Learn Mandarin: Mandarin is the language of the future, or so they say. I’ve never been one to focus too much on the “usefulness” of languages, having already poured significant energy into study such burgeoning international languages as Tagalog, Vietnamese, and Bahasa Indonesia. (The fact that they were pretty useful when I was living in their respective countries only slightly mitigates my sarcasm.) That said, falling in love with Taipei last year provided a powerful inspiration, and I’m excited to escape the tyranny of phonetic writing and delve into a whole other approach to the representation of verbal ideas. The whole language-of-the-future thing might be more compelling if I wasn’t planning to confuse the bejeesus out of myself by taking mainland-oriented online courses that use simplified characters before spending a month in traditional character-using Taiwan. If all else fails, at least I’ll get to eat a lot of stinky tofu.

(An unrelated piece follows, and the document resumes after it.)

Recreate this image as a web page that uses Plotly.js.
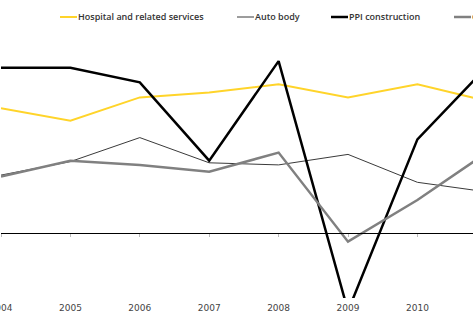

Prognosis: Proper Chinese writing technique is out of the question when I can bypass all the niceties of stroke order using the massive cheat of Pinyin keyboarding software – What a time to be alive! I doubt I’ll learn to read too many characters, either, beyond the ones that regularly appear on restaurant menus. That said, I think I’ll at least be able to speak coherently enough for the locals to reply with suitable condescension. (Just kidding – Taiwanese people are lovely!)